N.D. Cal.: Civil Standing Order Section C: Artificial Intelligence (AI) and Filings (Case…
Magistrate Judge Peter H. Kang · U.S. District Court for the Northern District of California
Verified April 27, 2026
- Citation
- Civil Standing Order Section C: Artificial Intelligence (AI) and Filings (Cases Assigned to Magistrate Judge Kang)
- Order date
- July 16, 2025
Summary
Any brief or pleading drafted with any AI tool must be identified as such in its title or pleading caption, in a table preceding the body text, or by a separate Notice filed contemporaneously.
What does the order require?
- Any brief or pleading drafted with any AI tool must be identified as such in its title or pleading caption, in a table preceding the body text, or by a separate Notice filed contemporaneously.
- Counsel must maintain records sufficient to identify, if requested by the Court, those portions of the text created or drafted by an AI tool.
- Parties and counsel may not file any briefs, pleadings, materials, other documents, or argument that contain AI-hallucinated citations to law, fictitious or non-existent case or legal citations, or any uncorroboratable assertions of law or fact.
- Failure to confirm accuracy of AI-generated citations is grounds for potential sanctions.
- Scope expressly excludes back-office tools (timekeeping, accounting) and traditional research tools (Lexis, Westlaw, Word, Acrobat); includes generative AI, LLMs, NLP, ML, and neural-network tools used to draft text submitted to court.
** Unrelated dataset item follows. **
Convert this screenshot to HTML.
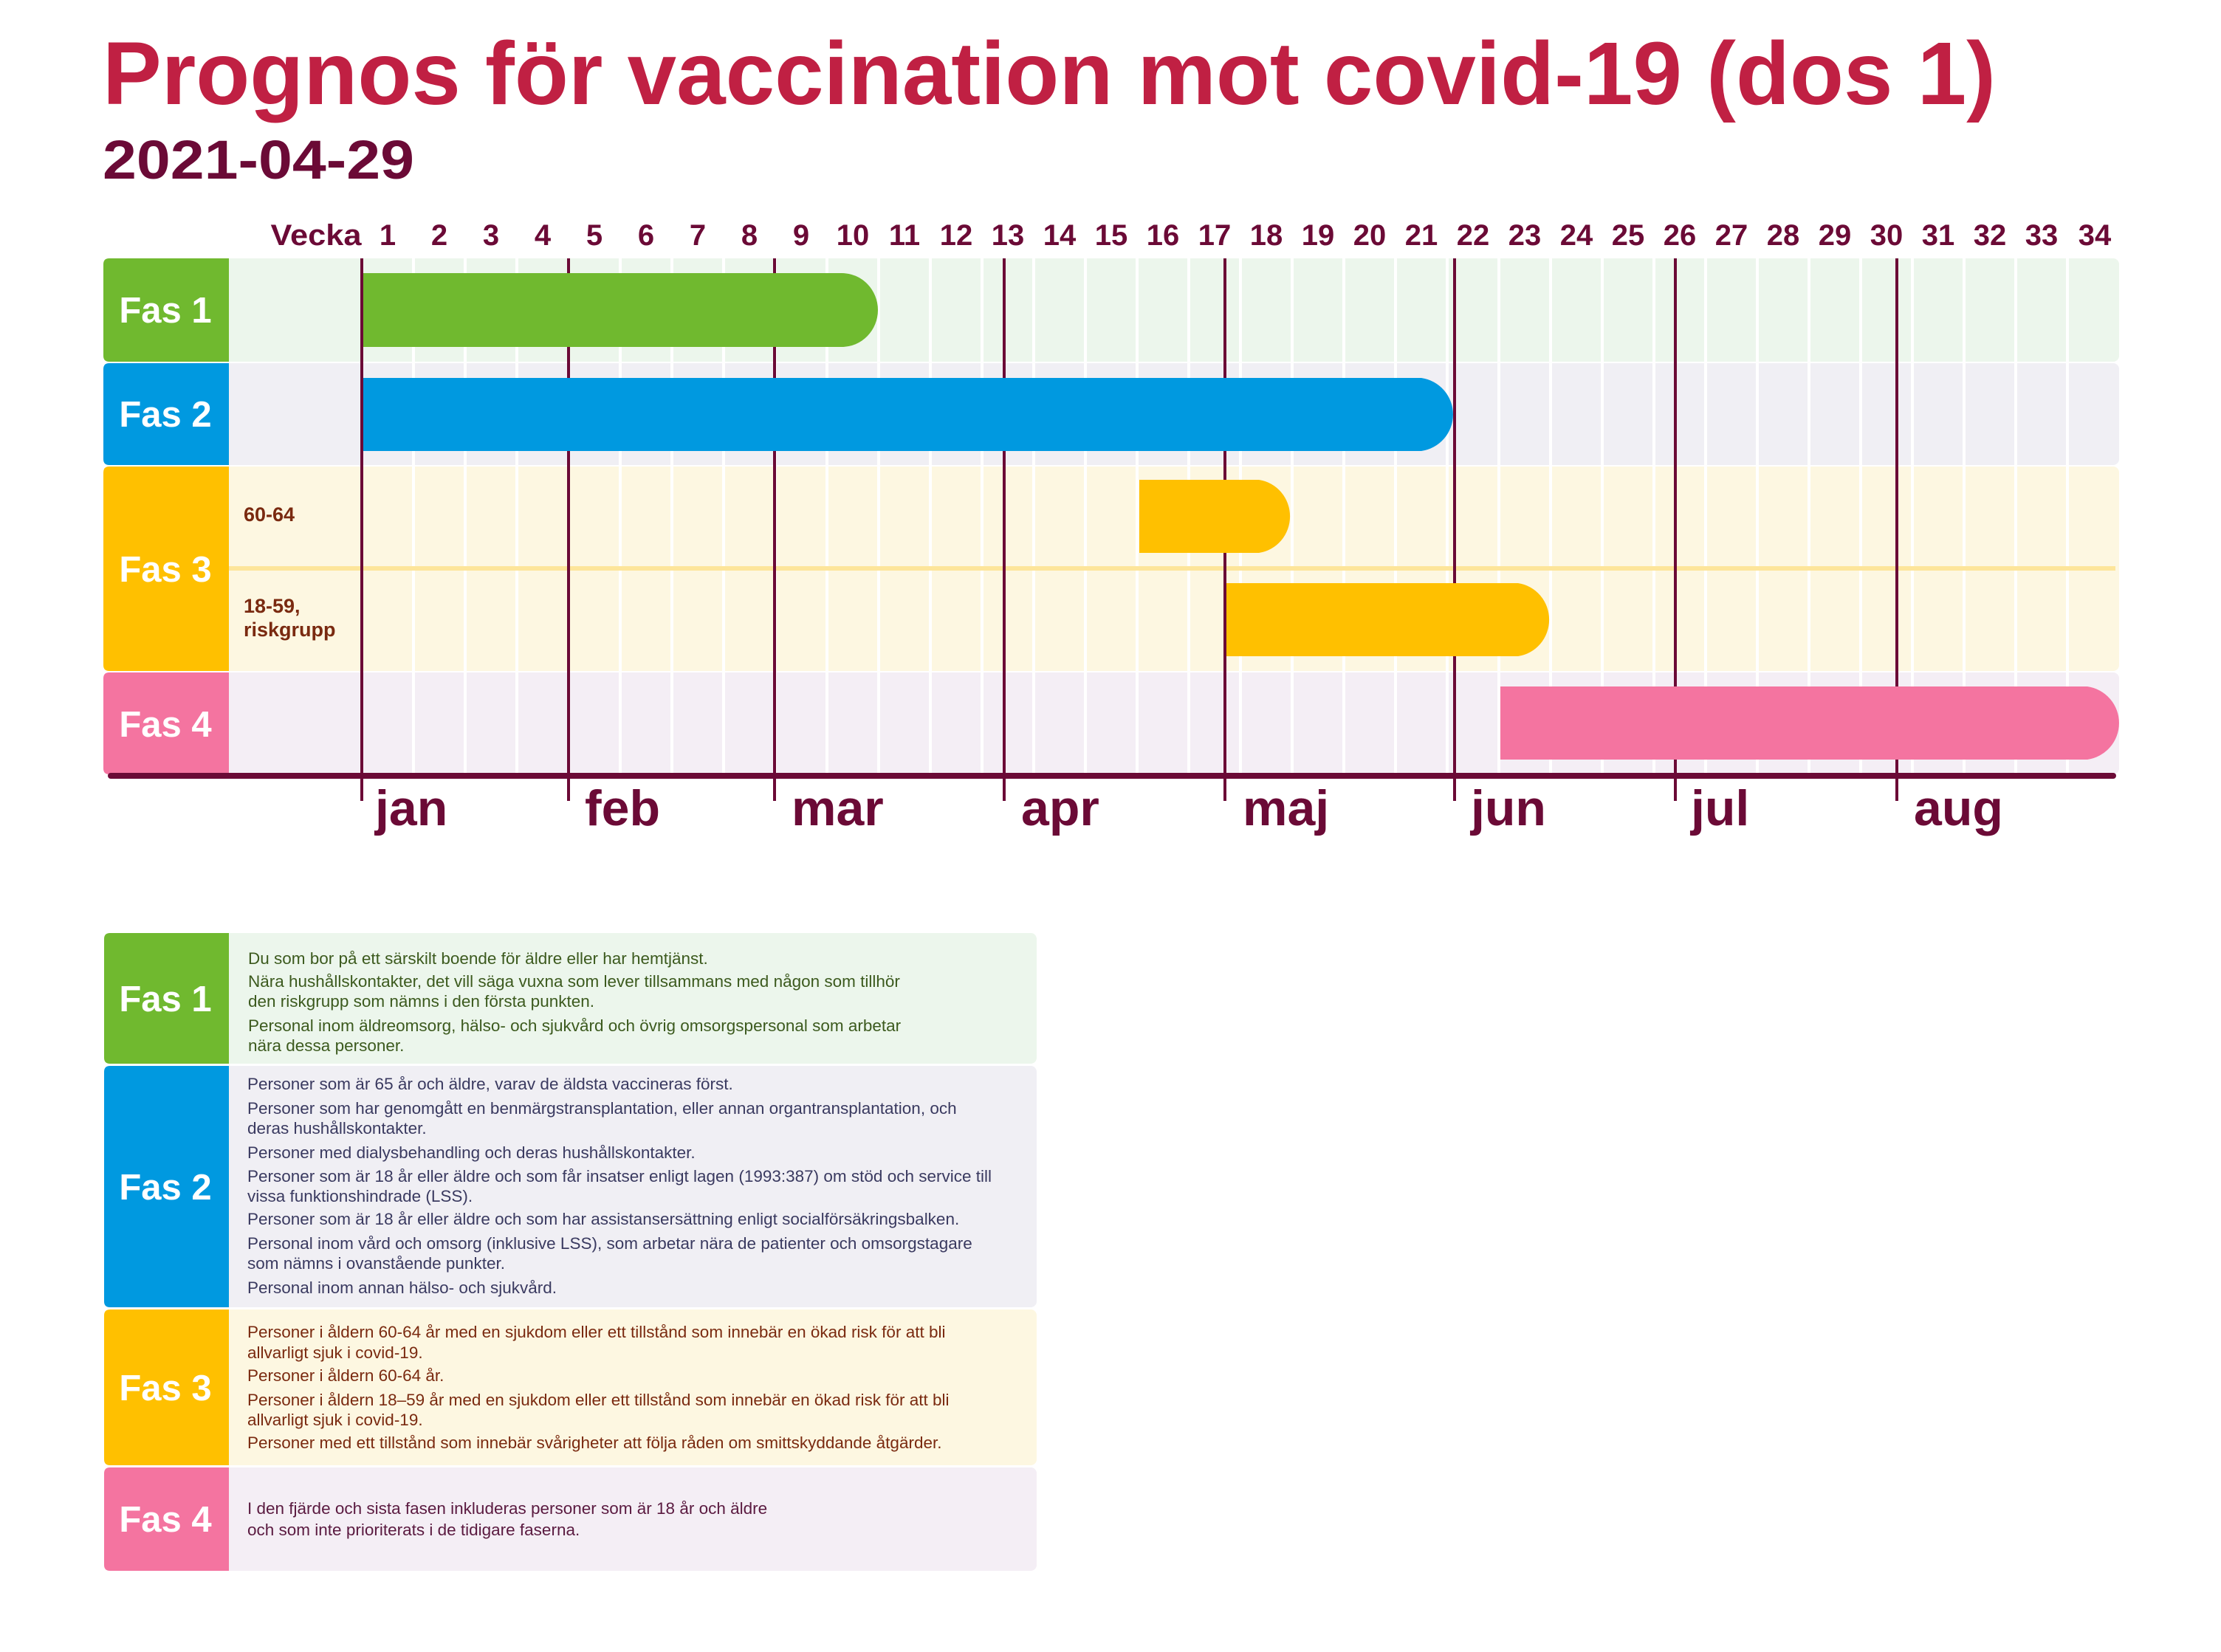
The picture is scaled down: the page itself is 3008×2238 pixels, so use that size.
<!DOCTYPE html>
<html><head><meta charset="utf-8"><style>
html,body{margin:0;padding:0;background:#fff;}
svg{display:block;}
</style></head><body>
<svg xmlns="http://www.w3.org/2000/svg" width="3008" height="2238" viewBox="0 0 3008 2238" font-family="Liberation Sans, sans-serif">
<rect width="3008" height="2238" fill="#fff"/>
<text x="139" y="141" font-size="121" font-weight="bold" fill="#c02043" textLength="2564" lengthAdjust="spacingAndGlyphs">Prognos för vaccination mot covid-19 (dos 1)</text>
<text x="139" y="242" font-size="74" font-weight="bold" fill="#6b0a36" textLength="422" lengthAdjust="spacingAndGlyphs">2021-04-29</text>

<g font-size="40" font-weight="bold" fill="#6b0a36" text-anchor="middle">
<text x="428" y="332" textLength="123" lengthAdjust="spacingAndGlyphs">Vecka</text>
<text x="525" y="332">1</text><text x="595" y="332">2</text><text x="665" y="332">3</text><text x="735" y="332">4</text><text x="805" y="332">5</text><text x="875" y="332">6</text><text x="945" y="332">7</text><text x="1015" y="332">8</text><text x="1085" y="332">9</text><text x="1155" y="332">10</text><text x="1225" y="332">11</text><text x="1295" y="332">12</text><text x="1365" y="332">13</text><text x="1435" y="332">14</text><text x="1505" y="332">15</text><text x="1575" y="332">16</text><text x="1645" y="332">17</text><text x="1715" y="332">18</text><text x="1785" y="332">19</text><text x="1855" y="332">20</text><text x="1925" y="332">21</text><text x="1995" y="332">22</text><text x="2065" y="332">23</text><text x="2135" y="332">24</text><text x="2205" y="332">25</text><text x="2275" y="332">26</text><text x="2345" y="332">27</text><text x="2415" y="332">28</text><text x="2485" y="332">29</text><text x="2555" y="332">30</text><text x="2625" y="332">31</text><text x="2695" y="332">32</text><text x="2765" y="332">33</text><text x="2837" y="332">34</text>
</g>

<rect x="140" y="350" width="2730" height="140" rx="8" fill="#ecf6ec"/>
<rect x="140" y="492" width="2730" height="138" rx="8" fill="#f0eff4"/>
<rect x="140" y="632" width="2730" height="277" rx="8" fill="#fdf7e1"/>
<rect x="140" y="911" width="2730" height="138" rx="8" fill="#f4eef5"/>

<g fill="#ffffff">
<rect x="558" y="350" width="4" height="699"/><rect x="628" y="350" width="4" height="699"/><rect x="698" y="350" width="4" height="699"/><rect x="768" y="350" width="4" height="699"/><rect x="838" y="350" width="4" height="699"/><rect x="908" y="350" width="4" height="699"/><rect x="978" y="350" width="4" height="699"/><rect x="1048" y="350" width="4" height="699"/><rect x="1118" y="350" width="4" height="699"/><rect x="1188" y="350" width="4" height="699"/><rect x="1258" y="350" width="4" height="699"/><rect x="1328" y="350" width="4" height="699"/><rect x="1398" y="350" width="4" height="699"/><rect x="1468" y="350" width="4" height="699"/><rect x="1538" y="350" width="4" height="699"/><rect x="1608" y="350" width="4" height="699"/><rect x="1678" y="350" width="4" height="699"/><rect x="1748" y="350" width="4" height="699"/><rect x="1818" y="350" width="4" height="699"/><rect x="1888" y="350" width="4" height="699"/><rect x="1958" y="350" width="4" height="699"/><rect x="2028" y="350" width="4" height="699"/><rect x="2098" y="350" width="4" height="699"/><rect x="2168" y="350" width="4" height="699"/><rect x="2238" y="350" width="4" height="699"/><rect x="2308" y="350" width="4" height="699"/><rect x="2378" y="350" width="4" height="699"/><rect x="2448" y="350" width="4" height="699"/><rect x="2518" y="350" width="4" height="699"/><rect x="2588" y="350" width="4" height="699"/><rect x="2658" y="350" width="4" height="699"/><rect x="2728" y="350" width="4" height="699"/><rect x="2798" y="350" width="4" height="699"/>
</g>
<rect x="310" y="767" width="2555" height="6" fill="#fde59a"/>

<path d="M148 350 H310 V490 H148 Q140 490 140 482 V358 Q140 350 148 350Z" fill="#70b92f"/>
<path d="M148 492 H310 V630 H148 Q140 630 140 622 V500 Q140 492 148 492Z" fill="#0099e0"/>
<path d="M148 632 H310 V909 H148 Q140 909 140 901 V640 Q140 632 148 632Z" fill="#ffc000"/>
<path d="M148 911 H310 V1049 H148 Q140 1049 140 1041 V919 Q140 911 148 911Z" fill="#f474a0"/>
<g font-size="49" font-weight="bold" fill="#fff" text-anchor="middle">
<text x="224" y="437">Fas 1</text>
<text x="224" y="578">Fas 2</text>
<text x="224" y="788">Fas 3</text>
<text x="224" y="998">Fas 4</text>
</g>
<g font-size="27" font-weight="bold" fill="#7a2a10">
<text x="330" y="706">60-64</text>
<text x="330" y="830">18-59,</text>
<text x="330" y="862">riskgrupp</text>
</g>

<g fill="#6b0a36">
<rect x="488" y="350" width="4" height="735"/>
<rect x="768" y="350" width="4" height="735"/>
<rect x="1047" y="350" width="4" height="735"/>
<rect x="1358" y="350" width="4" height="735"/>
<rect x="1657" y="350" width="4" height="735"/>
<rect x="1968" y="350" width="4" height="735"/>
<rect x="2267" y="350" width="4" height="735"/>
<rect x="2567" y="350" width="4" height="735"/>
</g>

<path d="M492 370 H1140 A49 50 0 0 1 1140 470 H492Z" fill="#70b92f"/>
<path d="M492 512 H1925 A50 50 0 0 1 1925 611 H492Z" fill="#0099e0"/>
<path d="M1543 650 H1705 A49 50 0 0 1 1705 749 H1543Z" fill="#ffc000"/>
<path d="M1661 790 H2056 A49 50 0 0 1 2056 889 H1661Z" fill="#ffc000"/>
<path d="M2032 930 H2827 A50 50 0 0 1 2827 1029 H2032Z" fill="#f474a0"/>

<rect x="146" y="1047" width="2720" height="8" rx="4" fill="#6b0a36"/>
<g font-size="68" font-weight="bold" fill="#6b0a36">
<text x="508" y="1118">jan</text>
<text x="792" y="1118">feb</text>
<text x="1072" y="1118">mar</text>
<text x="1383" y="1118">apr</text>
<text x="1683" y="1118">maj</text>
<text x="1992" y="1118">jun</text>
<text x="2290" y="1118">jul</text>
<text x="2592" y="1118">aug</text>
</g>

<rect x="141" y="1264" width="1263" height="177" rx="8" fill="#ecf6ec"/>
<rect x="141" y="1444" width="1263" height="327" rx="8" fill="#f0eff4"/>
<rect x="141" y="1774" width="1263" height="211" rx="8" fill="#fdf7e1"/>
<rect x="141" y="1988" width="1263" height="140" rx="8" fill="#f4eef5"/>
<path d="M149 1264 H310 V1441 H149 Q141 1441 141 1433 V1272 Q141 1264 149 1264Z" fill="#70b92f"/>
<path d="M149 1444 H310 V1771 H149 Q141 1771 141 1763 V1452 Q141 1444 149 1444Z" fill="#0099e0"/>
<path d="M149 1774 H310 V1985 H149 Q141 1985 141 1977 V1782 Q141 1774 149 1774Z" fill="#ffc000"/>
<path d="M149 1988 H310 V2128 H149 Q141 2128 141 2120 V1996 Q141 1988 149 1988Z" fill="#f474a0"/>
<g font-size="49" font-weight="bold" fill="#fff" text-anchor="middle">
<text x="224" y="1370">Fas 1</text>
<text x="224" y="1625">Fas 2</text>
<text x="224" y="1897">Fas 3</text>
<text x="224" y="2075">Fas 4</text>
</g>
<g font-size="22.5" fill="#3c5a1e">
<text x="336" y="1306">Du som bor på ett särskilt boende för äldre eller har hemtjänst.</text>
<text x="336" y="1337">Nära hushållskontakter, det vill säga vuxna som lever tillsammans med någon som tillhör</text>
<text x="336" y="1364">den riskgrupp som nämns i den första punkten.</text>
<text x="336" y="1397">Personal inom äldreomsorg, hälso- och sjukvård och övrig omsorgspersonal som arbetar</text>
<text x="336" y="1424">nära dessa personer.</text>
</g>
<g font-size="22.5" fill="#3a3a60">
<text x="335" y="1476">Personer som är 65 år och äldre, varav de äldsta vaccineras först.</text>
<text x="335" y="1509">Personer som har genomgått en benmärgstransplantation, eller annan organtransplantation, och</text>
<text x="335" y="1536">deras hushållskontakter.</text>
<text x="335" y="1569">Personer med dialysbehandling och deras hushållskontakter.</text>
<text x="335" y="1601">Personer som är 18 år eller äldre och som får insatser enligt lagen (1993:387) om stöd och service till</text>
<text x="335" y="1628">vissa funktionshindrade (LSS).</text>
<text x="335" y="1659">Personer som är 18 år eller äldre och som har assistansersättning enligt socialförsäkringsbalken.</text>
<text x="335" y="1692">Personal inom vård och omsorg (inklusive LSS), som arbetar nära de patienter och omsorgstagare</text>
<text x="335" y="1719">som nämns i ovanstående punkter.</text>
<text x="335" y="1752">Personal inom annan hälso- och sjukvård.</text>
</g>
<g font-size="22.5" fill="#7a2a10">
<text x="335" y="1812">Personer i åldern 60-64 år med en sjukdom eller ett tillstånd som innebär en ökad risk för att bli</text>
<text x="335" y="1840">allvarligt sjuk i covid-19.</text>
<text x="335" y="1871">Personer i åldern 60-64 år.</text>
<text x="335" y="1904">Personer i åldern 18–59 år med en sjukdom eller ett tillstånd som innebär en ökad risk för att bli</text>
<text x="335" y="1931">allvarligt sjuk i covid-19.</text>
<text x="335" y="1962">Personer med ett tillstånd som innebär svårigheter att följa råden om smittskyddande åtgärder.</text>
</g>
<g font-size="22.5" fill="#5a1a40">
<text x="335" y="2051">I den fjärde och sista fasen inkluderas personer som är 18 år och äldre</text>
<text x="335" y="2080">och som inte prioriterats i de tidigare faserna.</text>
</g>
</svg>
</body></html>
Practice areas: federal civil
What the order requires
Magistrate Judge Peter H. Kang’s civil standing order, Section C, is the most comprehensive AI provision among the federal chambers orders surveyed for this tracker. Effective July 16, 2025, it imposes four obligations on counsel using AI to prepare any filing in his cases: (1) caption-level disclosure (in the title, a table preceding the body, or a separate Notice); (2) recordkeeping sufficient to identify which portions of the text were AI-generated; (3) a categorical bar on filings containing hallucinated citations or uncorroboratable factual assertions; and (4) Rule 11-grounded sanctions exposure for failure to verify accuracy.
The scope definition is unusually precise. The order names traditional research tools (Lexis, Westlaw, Word, Acrobat) and back-office tools (timekeeping, accounting) as outside the rule, and brings in generative AI, LLMs, NLP, ML, and neural-network tools used to draft submitted text. It also addresses AI as evidence under a separate procedure.
Practitioner workflow
Cases before Magistrate Judge Kang require the disclosure to appear in the document caption itself or in a contemporaneously filed Notice; appending it to the certificate of service is not sufficient. Firms also need a workflow that captures which sections of a brief were AI-drafted (e.g., AI-tool prompt logs tied to document sections) since the recordkeeping obligation is enforceable on Court request.